On Jan. 10, Gov. J.B. Pritzker signed into law the Protect Illinois Communities Act, which prohibits the sale and distribution of assault-style weapons, high-capacity magazines and gun switches in Illinois, effective immediately.
The heroic journey to this historic moment was led by an army of legislators, lobbyists and activists.
“For the past four years, my administration and my colleagues in the State Capitol have been battling the powerful forces of the (National Rifle Association) to enshrine the strongest and most effective gun violence legislation that we possibly can,” Pritzker declared. “I couldn’t be prouder to say that we got it done.
“And we will keep fighting — bill by bill, vote by vote, and protest by protest — to ensure that future generations only hear about massacres like Highland Park, Sandy Hook and Uvalde in their textbooks.”
Highland Park was the tipping point. On July 4 in that northern Chicago suburb, a young man allegedly used an AR-15-style rifle to shoot and kill seven people and wound more than two dozen others at a parade.
I am thrilled these weapons of war are now illegal in Illinois. Yet future textbooks will not chronicle the gun-propelled slaughter in Chicago, and this law, while crucial and long overdue, will not quell the underlying deficits that plague many communities of color.
The mass shooting in Highland Park commanded attention because it is a largely wealthy, white city where gun violence is rare. I am not blaming Highland Park for that, but the sorry truth is that for decades, the body counts have mounted in other communities with few resources to fight it.
There were 695 homicides in Chicago in 2022, according to Chicago Police Department data analyzed by WTTW News. And 2,832 shootings were reported last year. The vast majority of the homicide victims — more than 3 out of every 4 — were Black, the analysis shows; 87% of those were male. Most perished by the gun.
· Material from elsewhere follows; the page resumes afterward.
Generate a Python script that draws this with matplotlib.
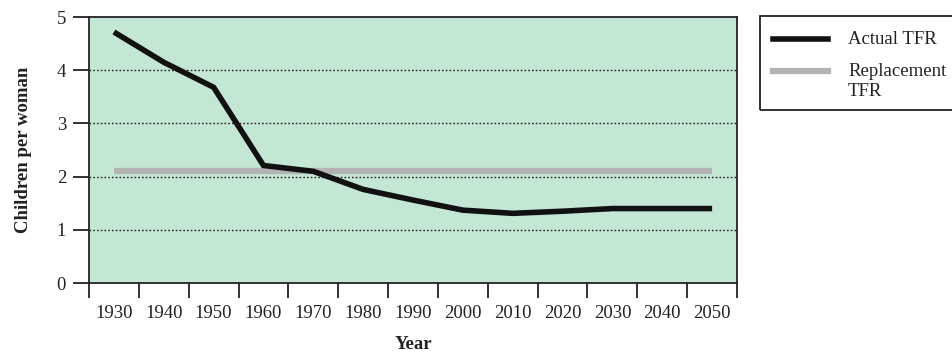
import matplotlib.pyplot as plt
from matplotlib.lines import Line2D
from matplotlib.patches import Rectangle

plt.rcParams['font.family'] = ['Liberation Serif', 'DejaVu Serif']

# Datos
years = ['1930', '1940', '1950', '1960', '1970', '1980', '1990',
         '2000', '2010', '2020', '2030', '2040', '2050']
actual_tfr = [4.72, 4.15, 3.68, 2.21, 2.10, 1.76, 1.56,
              1.37, 1.31, 1.35, 1.40, 1.40, 1.40]
replacement_tfr = [2.1] * len(years)

green_bg = '#c4e6d4'
gray = '#b3b3b3'
fs = 13.5

fig = plt.figure(figsize=(9.52, 3.56), dpi=100)
ax = fig.add_axes([0.0935, 0.205, 0.6807, 0.747])
ax.set_facecolor(green_bg)

x = list(range(len(years)))
ax.plot(x, replacement_tfr, color=gray, lw=4.5, solid_capstyle='butt', zorder=3)
ax.plot(x, actual_tfr, color='#111111', lw=4, solid_capstyle='butt',
        solid_joinstyle='miter', zorder=4)

# Ejes
ax.set_xlim(-0.5, len(years) - 0.5)
ax.set_ylim(0, 5)
ax.set_yticks([0, 1, 2, 3, 4, 5])
ax.set_xticks([i - 0.5 for i in range(len(years) + 1)])
ax.set_xticklabels([])
ax.set_xticks(x, minor=True)
ax.set_xticklabels(years, minor=True)
ax.tick_params(axis='x', which='major', direction='out', length=11, width=1.3, color='#222222')
ax.tick_params(axis='x', which='minor', length=0, pad=16, labelsize=fs, labelcolor='#222222')
ax.tick_params(axis='y', direction='out', length=11.5, width=1.3, pad=5,
               labelsize=fs, labelcolor='#222222', color='#222222')

for yv in [1, 2, 3, 4]:
    ax.axhline(yv, color='#222222', lw=1, ls=(0, (1.2, 1.5)), zorder=2)

for s in ax.spines.values():
    s.set_linewidth(1.3)
    s.set_color('#222222')

ax.set_xlabel('Year', fontsize=fs, fontweight='bold', labelpad=10, color='#222222')
ax.set_ylabel('Children per woman', fontsize=fs, fontweight='bold', labelpad=18, color='#222222')

# Leyenda manual
W, H = 952, 356
def fx(px):
    return px / W
def fy(py):
    return 1 - py / H

fig.patches.append(Rectangle((fx(760), fy(110)), fx(200), fy(16) - fy(110),
                             transform=fig.transFigure, fill=False,
                             edgecolor='#222222', lw=1.3))
fig.lines.append(Line2D([fx(773), fx(828)], [fy(39), fy(39)], transform=fig.transFigure,
                        color='#111111', lw=4))
fig.lines.append(Line2D([fx(773), fx(828)], [fy(71), fy(71)], transform=fig.transFigure,
                        color=gray, lw=4.5))
fig.text(fx(848), fy(39), 'Actual TFR', fontsize=fs, va='center', color='#222222')
fig.text(fx(848), fy(71), 'Replacement', fontsize=fs, va='center', color='#222222')
fig.text(fx(848), fy(91), 'TFR', fontsize=fs, va='center', color='#222222')

fig.savefig('out.png', dpi=100)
“My question is, and I love my brothers and sisters in Highland (Park), but if it didn’t happen to Highland, would we be pushing the way we (are) pushing now?” said the Rev. Cornelius Parks, pastor of Good Hope Free Will Baptist Church on Chicago’s West Side.
His church is a few blocks from the scene of another recent mass shooting, on another holiday, in East Garfield Park.
Around 9 p.m. on Oct. 31, 14 people were attacked in a drive-by shooting near California Avenue and Polk Street on Chicago’s West Side. Three were children: a 3-year-old and two others, 11 and 13. The adults ranged in age from 30s to 50s. One later died. It started “when two people inside a dark SUV began shooting, police said. The vehicle, possibly an Audi sedan, fled south,” the Tribune reported.
Parks was a leading advocate of the assault weapons ban, but he said more needs to be done to heal the physical and psychic wounds of violence in communities like his.
“The violence that’s been taking place, that plague in the city of Chicago that is definitely relentless now,” he told me recently. “And truth be told, even with the gun laws, that won’t stop it completely.”
He participates in a network of religious leaders who are providing counseling and support to the victims of the Halloween shooting.
“I’ve been working with the community to try to bring awareness of things that’s been plaguing our communities for a long time.
“Unfortunately,” he said, “many think it is normal. Gun violence has become normal; it’s not always been normal.”
Since July 4, there has been a stream of media reports about Highland Park, but not so much about the gun violence in communities that suffer massive deficits in resources.
In the aftermath of the Halloween shooting, “there’s a lot of repercussions that have taken place, a lot of individuals that got shot,” Parks said. “All of them had severe injuries that they had to work through, live through, operate through whether it’s going through rehab.”
“I don’t believe everyone fully understands,” he added, “because when everyone else clears away, when the smoke clears, when everyone leaves, these people will have to bear this burden, these wounds, by themselves.”
His neighbors have scant access to assets and activities, he said, such as mental health services, neighborhood parks and other recreational outlets, and adequate schools.
He pointed to his high school, Manley Career Academy High School, where 77 students are enrolled. “So, you don’t have extracurricular activities. How can you, with that little number of students in there? So now you have a huge school that don’t even have 100 students. So, the resources (are) very important.”
For East Garfield Park and dozens of communities across Chicago, banning the guns is just the beginning.